Looking back at things now, Rossi thinks that Alpine lost Piastri for one simple reason: McLaren had a bigger money offer on the table and that was the key motivating factor behind all that happened.

“Let's assume for a second, we will have put our contract clean out of the legal technicalities that they used as a loophole, and the McLaren one in front of him. Which one do you think he would have taken?

“There's no question of milestones, deadlines. It's a question of he obviously wanted to go to McLaren. And so I surmise that he got a better offer, and I don't think it's a sporting one because it's a very similar proposition.

“And I would even contend ours is better, because we are a works team and he's been trained, he knows everyone in the team.”

He added: “I hear and read a lot of questions about who's at fault and what happened. It’s simple.

“Someone shopped around, got a better deal, and decided to take it. So don't beat around the bush and try and find convenient excuses for why this happened. We know what happened.”

Laurent Rossi, CEO, Alpine F1, in the team principals Press Conference (Photo by: Motorsport Images)

The end of young driver programmes?

While Alpine has paid a short-term price in terms of its own driver choices, it feels there are wider consequences for the entire F1 paddock triggered by events.

For Rossi suggests that the very future of young driver programmes could be at stake – with it now being a clear tactic for rivals to grab youngsters once they have been fully trained up.

That possibility will ultimately force teams to put young drivers under super strict contracts, which could be harmful for their careers as well.

“It says a lot when Toto [Wolff] himself says we're going to look into our contracts very differently,” added Rossi. “We'll do as well, obviously. We were the ones who got the burn for everyone else.

“The problem it creates is that it makes the market too fluid a place that endangers the stakeholders that invest into it.

“If you decide that you're going to save money every year, by not investing in drivers, and then you just poach them with that money you saved, it's a different proposition.

“I'm not sure therefore I want to continue training those drivers, or I'm going have to lock them in with a contract that might not be appealing to them.
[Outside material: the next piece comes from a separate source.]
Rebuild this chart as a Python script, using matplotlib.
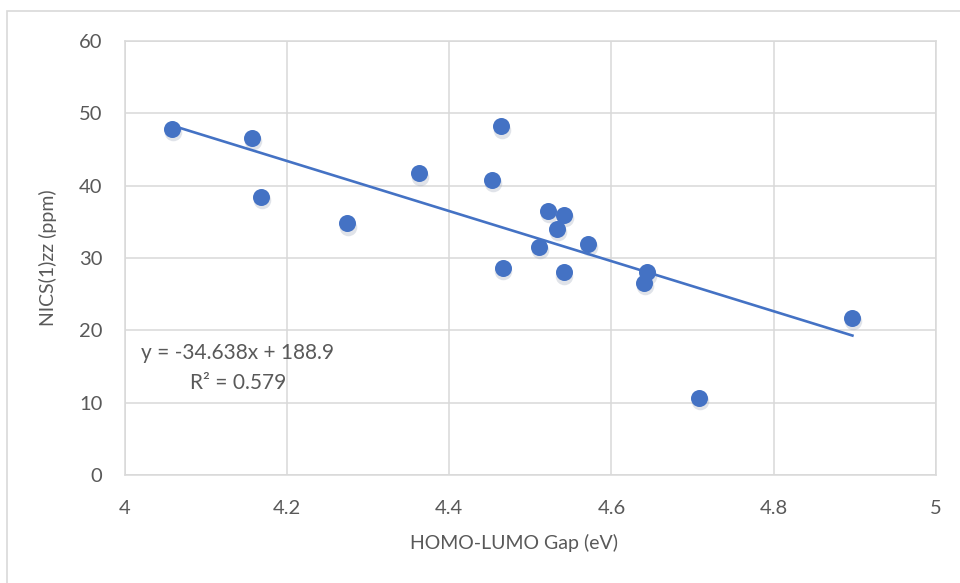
import matplotlib
matplotlib.use("Agg")
import matplotlib.pyplot as plt
import numpy as np
from matplotlib.patches import Rectangle

# HOMO-LUMO gap (eV) vs NICS(1)zz (ppm)
gap_ev = [4.059, 4.157, 4.168, 4.274, 4.363, 4.453, 4.464, 4.466,
          4.511, 4.522, 4.542, 4.533, 4.541, 4.571, 4.644, 4.640,
          4.708, 4.897]
nics_ppm = [47.9, 46.6, 38.4, 34.8, 41.7, 40.8, 48.2, 28.6,
            31.5, 36.5, 36.0, 34.0, 28.0, 32.0, 28.0, 26.6,
            10.7, 21.7]
slope, intercept = -34.638, 188.9
r2 = 0.579

x_ticks = [4, 4.2, 4.4, 4.6, 4.8, 5]
x_tick_labels = ["4", "4.2", "4.4", "4.6", "4.8", "5"]
y_ticks = [0, 10, 20, 30, 40, 50, 60]

BLUE = "#4472C4"
GRID = "#D9D9D9"
TEXT = "#595959"

plt.rcParams["font.family"] = ["Lato", "DejaVu Sans"]

W, H = 960, 583
fig = plt.figure(figsize=(W / 100, H / 100), dpi=100)
ax = fig.add_axes([124.5 / W, 1 - 475 / H, (936 - 124.5) / W, (475 - 41) / H])

# outer chart border
fig.patches.append(Rectangle((7 / W, -0.1), 1.2, 1 - 11 / H + 0.1,
                             transform=fig.transFigure, fill=False,
                             edgecolor=GRID, linewidth=1.2))

# soft shadow + points
ax.scatter(np.array(gap_ev) + 0.001, np.array(nics_ppm) - 0.45, s=160,
           color="#9aa5b8", alpha=0.3, linewidths=0, zorder=2)
ax.scatter(gap_ev, nics_ppm, s=150, color=BLUE, linewidths=0, zorder=3)

xs = np.array([min(gap_ev), max(gap_ev)])
ax.plot(xs, slope * xs + intercept, color=BLUE, linewidth=1.9, zorder=4)

ax.set_xlim(4, 5)
ax.set_ylim(0, 60)
ax.set_xticks(x_ticks)
ax.set_xticklabels(x_tick_labels)
ax.set_yticks(y_ticks)
ax.grid(True, color=GRID, linewidth=1.1)
ax.set_axisbelow(True)
for sp in ax.spines.values():
    sp.set_color(GRID)
    sp.set_linewidth(1.1)
ax.tick_params(length=0, labelsize=14.5, colors=TEXT)
ax.tick_params(axis="y", pad=16)
ax.tick_params(axis="x", pad=18)

fig.text(514 / W, 1 - 543 / H, "HOMO-LUMO Gap (eV)", ha="center", va="center",
         fontsize=14, color=TEXT)
fig.text(48 / W, 1 - 258 / H, "NICS(1)zz (ppm)", ha="center", va="center",
         rotation=90, fontsize=14, color=TEXT)

ax.text(4.020, 16.9, f"y = {slope}x + {intercept}", fontsize=15, color=TEXT,
        ha="left", va="center")
ax.text(4.081, 12.7, f"R² = {r2}", fontsize=15, color=TEXT,
        ha="left", va="center")

fig.savefig("out.png", dpi=100)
So how do you solve that?”

From Alpine’s perspective, Rossi has hinted that one of the longer-term implications is the end of the Alpine young driver academy – something which would not be positive for F1’s health in the long term.

“We're really wondering whether or not beyond the current batch of drivers that we have, and with whom we're going to honour until the end our obligations - we have-multi year plans with them - we wonder if we're going to take new drivers, because why would we?” he said.

“At the same time, this is part of our history. This is history of motorsport. It's made from stakeholders, mostly manufacturers, creating driver programmes.

“So do we want to change that? Is that too dangerous? Is that creating a precedent?

“It's also a value that we have. We believe in drawing young talents in a set of values that are ours, so that when they reach their peak, they already fit very well with us, they click with us, they have the mindset that we like, the values that we like.

“It’s a difficult one: we feel like we're a bit vindicated by the fact that most of the people in the paddock feel the same way. And this is not good for the sport.

“Beyond our little scratch here at Alpine, I think the sport itself gets scratched a bit.”